Thanks to both Rajendra “Bhai” and Shubhada, I was able to understand the depth of the emotional outbursts in the stories. It is thanks to them that I have been able to collect 13 stories so far and thanks to them that Uma, when she visited Goa, was able to meet Subhadra and take in the nuances and pathos in the stories. To give you an idea of the despair in these songs, here’s a preview from the book on the “grinding stories” (my title and as retold by me, unpublished):

SANSKAR

 

Oh dear Mother-in-Law! Oh my respected Father-in-Law!
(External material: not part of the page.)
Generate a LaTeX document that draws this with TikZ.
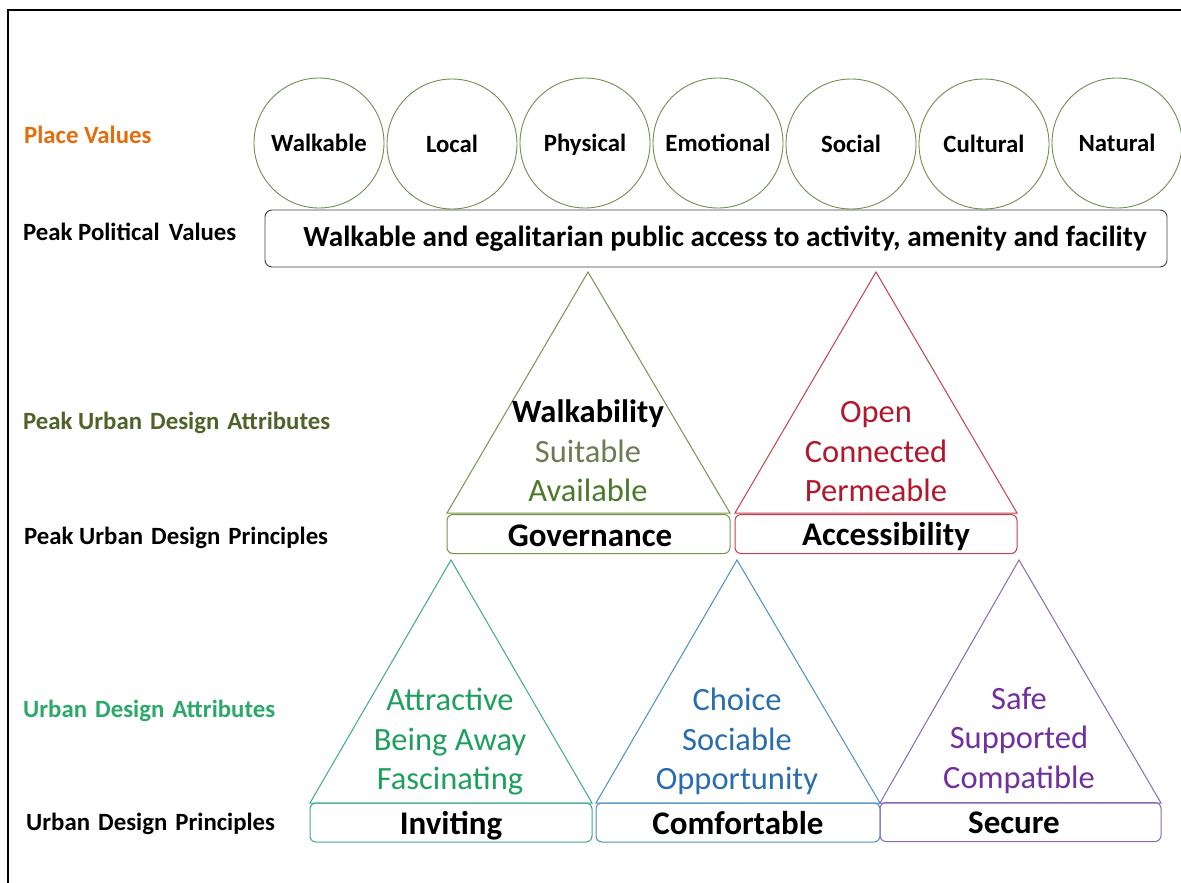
\documentclass[tikz,border=0pt]{standalone}
\usepackage{fontspec}
\setmainfont{Carlito}
\definecolor{pvorange}{HTML}{E46C0A}
\definecolor{olivedark}{HTML}{4F6228}
\definecolor{oliveline}{HTML}{77934A}
\definecolor{suitcol}{HTML}{6E7C52}
\definecolor{availcol}{HTML}{4A7A2A}
\definecolor{redtxt}{HTML}{B2172B}
\definecolor{redline}{HTML}{C0414F}
\definecolor{greentxt}{HTML}{1F9F5E}
\definecolor{greenlabel}{HTML}{2BA86A}
\definecolor{greenline}{HTML}{3DAA84}
\definecolor{bluetxt}{HTML}{2A6DAE}
\definecolor{blueline}{HTML}{4A8FC4}
\definecolor{purpletxt}{HTML}{7030A0}
\definecolor{purpleline}{HTML}{8A68B0}
\definecolor{circline}{HTML}{6E8F50}
\tikzset{
  rowlabel/.style={anchor=base west, inner sep=0pt, font=\fontsize{24.8}{28}\selectfont\bfseries},
  valcircle/.style={circle, draw=circline, line width=0.9pt, minimum size=130pt, inner sep=0pt,
     font=\fontsize{24.8}{28}\selectfont\bfseries, text height=16pt, text depth=0pt},
  headbox/.style={rectangle, rounded corners=7pt, draw=black!75, line width=0.9pt, minimum width=902pt, minimum height=57pt, inner sep=0pt},
  prinbox/.style={rectangle, rounded corners=6pt, line width=1pt, inner sep=0pt, minimum height=39pt},
  tri/.style={line width=1pt},
  attr/.style={anchor=base, inner sep=0pt, font=\fontsize{32.5}{36}\selectfont},
  prin/.style={anchor=base, inner sep=0pt, font=\fontsize{33}{36}\selectfont\bfseries},
}
\begin{document}
\begin{tikzpicture}[x=1pt,y=-1pt]
\useasboundingbox (0,0) rectangle (1181,883);
% frame
\coordinate (fbl) at (8,883);
\coordinate (ftl) at (8,10);
\coordinate (ftr) at (1181,10);
\draw[line width=1.8pt] (fbl) -- (ftl) -- (ftr);

% row labels
\node[rowlabel, text=pvorange] (l1) at (24,143) {Place Values};
\node[rowlabel] (l2) at (23,240) {Peak Political\hspace{0.15em} Values};
\node[rowlabel, text=olivedark] (l3) at (23,429) {Peak Urban\hspace{0.1em} Design\hspace{0.1em} Attributes};
\node[rowlabel] (l4) at (24,544) {Peak Urban\hspace{0.1em} Design\hspace{0.1em} Principles};
\node[rowlabel, text=greenlabel] (l5) at (23,717) {Urban\hspace{0.1em} Design\hspace{0.1em} Attributes};
\node[rowlabel] (l6) at (26,830) {Urban\hspace{0.1em} Design\hspace{0.1em} Principles};

% place value circles
\node[valcircle] (c1) at (319,143) {Walkable};
\node[valcircle] (c2) at (452,144) {Local};
\node[valcircle] (c3) at (585,143) {Physical};
\node[valcircle] (c4) at (718,143) {Emotional};
\node[valcircle] (c5) at (851,144) {Social};
\node[valcircle] (c6) at (984,144) {Cultural};
\node[valcircle] (c7) at (1117,143) {Natural};

% peak political values box
\node[headbox] (hb) at (716,238.5) {};
\node[anchor=base, inner sep=0pt, font=\fontsize{29.2}{32}\selectfont\bfseries] (ht) at (725,246.5) {Walkable and egalitarian public access to activity, amenity and facility};

% peak triangles
\coordinate (gA) at (588,272); \coordinate (gL) at (447,513); \coordinate (gR) at (730,513);
\draw[tri, draw=oliveline] (gA) -- (gL) -- (gR) -- cycle;
\coordinate (aA) at (876,272); \coordinate (aL) at (735,513); \coordinate (aR) at (1017,513);
\draw[tri, draw=redline] (aA) -- (aL) -- (aR) -- cycle;
\node[prinbox, draw=oliveline, minimum width=283pt] (gbox) at (588.5,534) {};
\node[prinbox, draw=redline, minimum width=282pt] (abox) at (876,534) {};
\node[prin] (gt) at (590,546) {Governance};
\node[prin] (at) at (886,545) {Accessibility};
\node[attr, font=\fontsize{32.5}{36}\selectfont\bfseries] (g1) at (588,422) {Walkability};
\node[attr, text=suitcol] (g2) at (588,462) {Suitable};
\node[attr, text=availcol] (g3) at (588,501) {Available};
\node[attr, text=redtxt] (a1) at (876,422) {Open};
\node[attr, text=redtxt] (a2) at (876,462) {Connected};
\node[attr, text=redtxt] (a3) at (876,501) {Permeable};

% lower triangles
\coordinate (iA) at (451,560); \coordinate (iL) at (310,803); \coordinate (iR) at (592,803);
\draw[tri, draw=greenline] (iA) -- (iL) -- (iR) -- cycle;
\coordinate (cA) at (737,560); \coordinate (cL) at (596,803); \coordinate (cR) at (880,803);
\draw[tri, draw=blueline] (cA) -- (cL) -- (cR) -- cycle;
\coordinate (sA) at (1019,560); \coordinate (sL) at (880,803); \coordinate (sR) at (1161,803);
\draw[tri, draw=purpleline] (sA) -- (sL) -- (sR) -- cycle;
\node[prinbox, draw=greenline, minimum width=282pt] (ibox) at (451,822.5) {};
\node[prinbox, draw=blueline, minimum width=284pt] (cbox) at (738,822.5) {};
\node[prinbox, draw=purpleline, minimum width=281pt] (sbox) at (1020.5,822) {};
\node[prin] (it) at (451,834) {Inviting};
\node[prin] (ct) at (738,834) {Comfortable};
\node[prin] (st) at (1014,833) {Secure};
\node[attr, text=greentxt] (i1) at (450,710) {Attractive};
\node[attr, text=greentxt] (i2) at (450,750) {Being Away};
\node[attr, text=greentxt] (i3) at (450,789) {Fascinating};
\node[attr, text=bluetxt] (k1) at (737,710) {Choice};
\node[attr, text=bluetxt] (k2) at (737,750) {Sociable};
\node[attr, text=bluetxt] (k3) at (737,789) {Opportunity};
\node[attr, text=purpletxt] (s1) at (1019,709) {Safe};
\node[attr, text=purpletxt] (s2) at (1019,748) {Supported};
\node[attr, text=purpletxt] (s3) at (1019,788) {Compatible};
\end{tikzpicture}
\end{document}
You have both been so kind to me…

How kind you have been to me… sending me to my parents’ house

Once again the house for me to see

My mother and my father are no longer around sadly though

Though my dearest brother and vhani* I will joyfully meet…

Oh what joy there will be… to see the trees, the hibiscus and the tulsi

The tulsi in the front yard and in the backyard the bimblim

Ah the bimblim through the door I can already see

See? I am home already. My feet fly over the trees!

Ah my tired feet, my ankles grazed from walking in my sari

My sari I will lift up slightly and my dearest vhani will wash my feet

My feet are being greeted before me? My dearest sister-in-law has no kind word for me?

No kind words for her husband’s only sister?

A sister who was always treated in this house like a precious baby?

With a baby’s forgiving heart, I shall not mind my vhani

My poor vhani is always so busy! She has a million things to do

Perhaps that is why she offered me such a simple meal…

Simple meals are good for me, they make me strong, they harden me

In fact I like hardened bhakris**… my brother has worked hard for the grain

I have rested now; my brother is still in the fields

The fields still have light but I must leave

I must leave before it gets dark and walking alone in the forest frightens me

Ah the future frightens me… but courage! My vhani will now fill my otti

My otti is the end of my sari that I will spread out in good faith

Faith that she will fill it with five coconuts*** and five pails of rice

With a few grains of rice she will press my forehead with a bright red mark of vermillion

And vermillion and turmeric on my lotus feet.

I did place my feet before my vhani and she did fill my otti

My otti, so heavy! But now listen to my story

My dear vhani filled my otti with inedible fruits from the arbora tree

The arbora filled my otti and instead of rice, there were pails of sand

Pails of sand in my otti, and thunder and lightning in the skies above me

Already the monsoons upon us so quickly! And husk bhakris for the journey!

Now my vhani gives me some old sheets instead of the customary volli

The volli made from a beautiful cane weave to protect me from the rain

If it rains what use will this old cotton sheet be?

 

Oh rain gods please shower your blessings upon me!

Upon me my mother’s and father’s blessings upon me!

If my brother hears my song he will surely come to me!

If my brother sees my tears he should not see I am weeping!

For my tears the rains will hide

O how heavy is the sand in my otti

Oh no, the brother has heard his sister’s song

A sister’s voice that he knows so well

“Sister mine, tell me. Who has given you arbora fruit and sand in your otti?

“Drop your sari end down and toss all this into the sea.

“Thank goodness our parents are not alive for this day to see.

“Come back home and I will see… what your vhani has to say to me”.

“I wasn’t thinking,” says my dear vhani. “I am so very sorry”.

“My house is filled with grain, coconut and fruit from the field and you have put inedible fruit and sand in her otti,” says my brother to my vhani.

My vhani gets to her feet. She rushes off to the market in Sankhelim.

She comes back from the market with a new red sari,

She lovingly puts new bangles on my wrist

My wrists are now filled with music, my glass bangles jingle and jangle

A new sari and a new blouse piece, kohl to line my eyes and for my hair a wreath of jasmines

On my forehead a red bindi, a dot of turmeric and a shower of petals

I feel like a new bride again

This day a new bride is leaving her brother’s house!

Rejoice! Rejoice! Rejoice! This time the new bride is being sent to her new house

By a loving brother and a loving vhani

 

 

*vhani is the Konkanni word for sister-in-law, a brother’s wife.

**bhakris are thick chapattis normally made from wheat or millet

***Five coconuts in the otti is a sign of the highest honour given to a married lady. Two coconuts are the norm.